Regardless of the money, the statement that there is nothing we can do is absolutely absurd. An organized and motivated group of concerned citizens can make their collective voices heard. A group of concerned citizens joined forces with the school district in Cochrane-Fountain City and got their county officials to listen. The county denied a frac sand railway spur and drying plant because the citizens were concerned about the proximity to the school as well as the health and safety concerns associated with such a facility.

In Buffalo County, zoning officials denied permits for a 450 acre frac sand mine near Montana, Wisconsin, citing concerns from a group of citizens. The city of Red Wing amended their zoning ordinances regulating the mining, transportation, and processing of silica sand because of continued opposition from an organized group of concerned citizens. Goodhue County is expected to adopt similar ordinances for the entire county. The city of Eau Claire rejected a rail spur frac sand transfer facility that was expected to pass just two weeks prior to the vote. In two short weeks, a group of concerned citizens assembled their resources, organized their members, and voiced their concerns. Their elected officials listened.

Trempealeau County denied a mining permit for the first time a few weeks ago. The proposed mine was near the small, scenic town of Chimney Rock. The town assessor was quoted as saying, “Because it is quiet and scenic and there is wildlife running around in the hills and clean air and water. If this mine or any other mine is put in Chimney Rock, you are destroying any incentive people have to move there, to build there.”

Houston County Commissioners have requested a non-biased, third-party review of a recent EAW submitted for a proposed mine near Rushford.

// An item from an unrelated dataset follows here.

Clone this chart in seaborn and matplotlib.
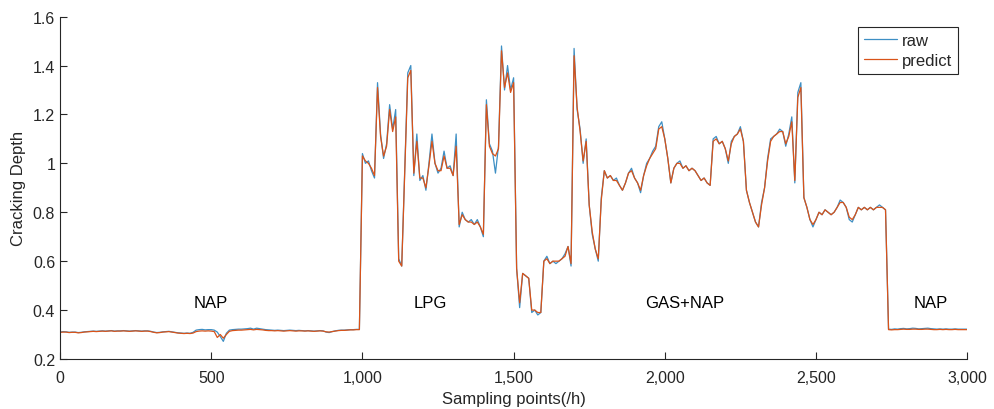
"""
Cracking depth: raw vs predicted values over sampling points.
"""

import numpy as np
import pandas as pd
import matplotlib
matplotlib.use("Agg")
import matplotlib.pyplot as plt
from matplotlib.ticker import FuncFormatter
import seaborn as sns

# sampling points, one value every 10 h
sampling_points = np.arange(0, 3001, 10)

raw = [
    0.310, 0.312, 0.311, 0.309, 0.310, 0.310, 0.308, 0.309, 0.311, 0.312,
    0.313, 0.314, 0.313, 0.314, 0.315, 0.314, 0.315, 0.316, 0.314, 0.315,
    0.315, 0.316, 0.315, 0.314, 0.315, 0.316, 0.315, 0.314, 0.315, 0.315,
    0.313, 0.310, 0.308, 0.309, 0.311, 0.312, 0.313, 0.311, 0.309, 0.307,
    0.306, 0.305, 0.306, 0.305, 0.309, 0.318, 0.320, 0.321, 0.319, 0.320,
    0.320, 0.318, 0.310, 0.292, 0.272, 0.305, 0.318, 0.320, 0.321, 0.322,
    0.322, 0.323, 0.324, 0.326, 0.322, 0.326, 0.324, 0.322, 0.320, 0.319,
    0.318, 0.317, 0.318, 0.317, 0.316, 0.317, 0.318, 0.317, 0.316, 0.317,
    0.316, 0.315, 0.316, 0.315, 0.314, 0.315, 0.316, 0.315, 0.310, 0.308,
    0.312, 0.315, 0.317, 0.318, 0.318, 0.319, 0.320, 0.320, 0.321, 0.321,
    1.04, 1.00, 1.01, 0.97, 0.94, 1.33, 1.12, 1.02, 1.08, 1.24,
    1.14, 1.22, 0.61, 0.58, 0.97, 1.37, 1.40, 0.95, 1.12, 0.93,
    0.95, 0.89, 1.00, 1.12, 1.00, 0.96, 0.98, 1.05, 0.98, 0.99,
    0.95, 1.12, 0.74, 0.80, 0.77, 0.76, 0.77, 0.75, 0.77, 0.74,
    0.70, 1.26, 1.08, 1.05, 0.96, 1.07, 1.48, 1.30, 1.40, 1.30,
    1.35, 0.57, 0.41, 0.55, 0.54, 0.53, 0.39, 0.40, 0.38, 0.39,
    0.60, 0.62, 0.59, 0.60, 0.59, 0.60, 0.61, 0.63, 0.66, 0.58,
    1.47, 1.22, 1.14, 1.00, 1.10, 0.83, 0.71, 0.65, 0.60, 0.86,
    0.97, 0.94, 0.95, 0.93, 0.94, 0.91, 0.89, 0.92, 0.96, 0.98,
    0.94, 0.92, 0.88, 0.95, 1.00, 1.02, 1.05, 1.07, 1.15, 1.17,
    1.10, 1.02, 0.92, 0.98, 1.00, 1.01, 0.98, 0.99, 0.97, 0.98,
    0.97, 0.95, 0.93, 0.94, 0.92, 0.91, 1.10, 1.11, 1.08, 1.09,
    1.06, 1.00, 1.09, 1.11, 1.12, 1.15, 1.09, 0.89, 0.84, 0.80,
    0.76, 0.74, 0.84, 0.90, 1.02, 1.10, 1.11, 1.12, 1.14, 1.13,
    1.07, 1.12, 1.19, 0.92, 1.29, 1.33, 0.86, 0.82, 0.77, 0.74,
    0.77, 0.80, 0.79, 0.81, 0.80, 0.79, 0.80, 0.82, 0.85, 0.84,
    0.82, 0.77, 0.76, 0.79, 0.82, 0.81, 0.82, 0.81, 0.82, 0.81,
    0.82, 0.83, 0.82, 0.81, 0.322, 0.321, 0.323, 0.322, 0.324, 0.325,
    0.323, 0.324, 0.326, 0.325, 0.323, 0.324, 0.325, 0.326, 0.324, 0.323,
    0.322, 0.323, 0.322, 0.323, 0.322, 0.322, 0.323, 0.322, 0.322, 0.322,
    0.322,
]

predict = [
    0.309, 0.310, 0.310, 0.308, 0.309, 0.309, 0.307, 0.308, 0.310, 0.311,
    0.312, 0.313, 0.312, 0.313, 0.314, 0.313, 0.314, 0.315, 0.313, 0.314,
    0.314, 0.315, 0.314, 0.313, 0.314, 0.315, 0.314, 0.313, 0.314, 0.314,
    0.312, 0.309, 0.307, 0.308, 0.310, 0.311, 0.312, 0.310, 0.308, 0.306,
    0.305, 0.304, 0.305, 0.304, 0.306, 0.312, 0.314, 0.315, 0.314, 0.315,
    0.314, 0.312, 0.288, 0.300, 0.285, 0.300, 0.313, 0.316, 0.317, 0.318,
    0.318, 0.319, 0.320, 0.321, 0.319, 0.321, 0.320, 0.319, 0.317, 0.316,
    0.316, 0.315, 0.316, 0.315, 0.314, 0.315, 0.316, 0.315, 0.314, 0.315,
    0.315, 0.314, 0.315, 0.314, 0.313, 0.314, 0.315, 0.314, 0.311, 0.310,
    0.312, 0.314, 0.316, 0.317, 0.317, 0.318, 0.319, 0.319, 0.320, 0.320,
    1.03, 1.01, 1.00, 0.98, 0.95, 1.31, 1.11, 1.03, 1.07, 1.22,
    1.13, 1.19, 0.60, 0.58, 0.96, 1.35, 1.38, 0.96, 1.09, 0.94,
    0.94, 0.90, 0.99, 1.09, 1.00, 0.97, 0.97, 1.03, 0.98, 0.98,
    0.95, 1.07, 0.75, 0.79, 0.77, 0.76, 0.76, 0.75, 0.76, 0.74,
    0.71, 1.24, 1.07, 1.04, 1.03, 1.06, 1.46, 1.31, 1.37, 1.29,
    1.33, 0.57, 0.43, 0.55, 0.54, 0.53, 0.40, 0.40, 0.39, 0.39,
    0.60, 0.61, 0.59, 0.60, 0.60, 0.60, 0.61, 0.62, 0.66, 0.59,
    1.44, 1.23, 1.13, 1.01, 1.09, 0.83, 0.72, 0.65, 0.61, 0.85,
    0.97, 0.94, 0.95, 0.93, 0.93, 0.91, 0.89, 0.92, 0.96, 0.97,
    0.94, 0.92, 0.89, 0.95, 0.99, 1.02, 1.04, 1.06, 1.14, 1.15,
    1.10, 1.02, 0.92, 0.98, 1.00, 1.00, 0.98, 0.99, 0.97, 0.98,
    0.97, 0.95, 0.93, 0.94, 0.92, 0.91, 1.09, 1.10, 1.08, 1.09,
    1.06, 1.01, 1.08, 1.11, 1.12, 1.14, 1.09, 0.89, 0.84, 0.80,
    0.76, 0.74, 0.83, 0.90, 1.01, 1.09, 1.11, 1.12, 1.13, 1.13,
    1.08, 1.11, 1.17, 0.93, 1.27, 1.31, 0.86, 0.82, 0.77, 0.75,
    0.77, 0.80, 0.79, 0.81, 0.80, 0.79, 0.80, 0.82, 0.84, 0.84,
    0.82, 0.78, 0.77, 0.79, 0.82, 0.81, 0.82, 0.81, 0.82, 0.81,
    0.82, 0.82, 0.82, 0.81, 0.320, 0.319, 0.320, 0.320, 0.321, 0.322,
    0.321, 0.321, 0.322, 0.322, 0.321, 0.321, 0.322, 0.322, 0.321, 0.320,
    0.320, 0.321, 0.320, 0.321, 0.320, 0.320, 0.321, 0.320, 0.320, 0.320,
    0.320,
]

# feed stock regions
region_labels = ["NAP", "LPG", "GAS+NAP", "NAP"]
region_x = [500, 1225, 2065, 2880]
region_y = 0.43

x_ticks = [0, 500, 1000, 1500, 2000, 2500, 3000]
y_ticks = [0.2, 0.4, 0.6, 0.8, 1.0, 1.2, 1.4, 1.6]


def main():
    sns.set_theme(style="ticks")
    plt.rcParams["font.family"] = ["Liberation Sans", "DejaVu Sans"]

    df = pd.DataFrame({
        "Sampling points(/h)": np.concatenate([sampling_points, sampling_points]),
        "Cracking Depth": np.concatenate([raw, predict]),
        "series": ["raw"] * len(raw) + ["predict"] * len(predict),
    })

    fig = plt.figure(figsize=(9.94, 4.10), dpi=100)
    ax = fig.add_axes([0.0604, 0.122, 0.9126, 0.835])

    sns.lineplot(data=df, x="Sampling points(/h)", y="Cracking Depth",
                 hue="series", palette={"raw": "#3d8fc4", "predict": "#d95319"},
                 estimator=None, linewidth=0.9, ax=ax)

    for label, xpos in zip(region_labels, region_x):
        ax.text(xpos, region_y, label, ha="center", va="center", fontsize=12,
                color="black")

    ax.set_xlim(0, 3000)
    ax.set_ylim(0.2, 1.6)
    ax.set_xticks(x_ticks)
    ax.set_yticks(y_ticks)
    ax.xaxis.set_major_formatter(FuncFormatter(lambda v, p: f"{int(v):,}"))
    ax.yaxis.set_major_formatter(FuncFormatter(lambda v, p: f"{v:g}"))
    ax.tick_params(direction="in", length=5, width=0.8, colors="#262626",
                   labelsize=11.5, labelcolor="#262626")
    ax.tick_params(axis="x", pad=8)
    ax.set_xlabel("Sampling points(/h)", fontsize=12, color="#262626", labelpad=4)
    ax.set_ylabel("Cracking Depth", fontsize=12, color="#262626", labelpad=5)
    sns.despine(ax=ax)
    for side in ["left", "bottom"]:
        ax.spines[side].set_color("#262626")
        ax.spines[side].set_linewidth(0.8)

    leg = ax.legend(loc="upper right", bbox_to_anchor=(0.99, 0.97), fontsize=12,
                    frameon=True, fancybox=False, framealpha=1, edgecolor="#262626",
                    handlelength=2.0, handletextpad=0.3, borderpad=0.35,
                    labelspacing=0.3, borderaxespad=0)
    leg.get_frame().set_linewidth(0.8)

    fig.savefig("out.png", dpi=100)
    plt.close(fig)


if __name__ == "__main__":
    main()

The concerned citizens spoke out at a public meeting to voice their concerns that the author of the EAW was also the project engineer and the representative for the sand company. The County Commissioners agreed with their concerns. Due to the amount of opposition in Wisconsin, the state recently kicked off a five year study of water quantity in areas of greatly expanded frac sand operations. In our very own Winona County, the Commissioners recently voted to request an EAW (Environmental Assessment Worksheet) on the proposed Nisbit mine. This vote came after the County Planning Commission recommended against the EAW for the proposed mine. The concerned citizens for St. Charles emailed, called, and personally visited the Commissioners to voice our concerns…it worked!

The previously mentioned instances all occurred within the past two months. This is proof that a collective group of organized individuals can make their voices heard. I ask that you all continue to voice your concerns, talk to your friends, and ask your neighbors how they feel, discuss the proposed mines and processing facility with your family members, and let your elected officials know where you stand. Take the time to read the important pieces of information contained within the Dabelstein and Yoder EAW documents. Don’t get discouraged by the size of the documents, the first thirty pages contain the bulk of information. Focus on each question. f you feel the response is lacking information, request more. If you feel the response is missing factual data, request that it be provided. The public comment period is limited to thirty days.

Now is the time for all of our collective voices to be heard. Now is the time to ask your questions and demand answers. Ask yourself about the cumulative effect of ten or twelve mines all operational at the same time. What will that truck traffic do to our communities? How will that reshape our landscape in southeastern Minnesota? What will the environmental impacts be ten, twenty, or fifty years from now? Is this what we want for our region? If not, get involved, make a difference, and take a stand. It’s not too late! There have been no mining permits granted. The EAW on the MN Proppant facility has yet to be released. Don’t listen to the statement, “there’s nothing we can do.” There’s plenty we can do. Get motived, get educated, get organized, and get involved!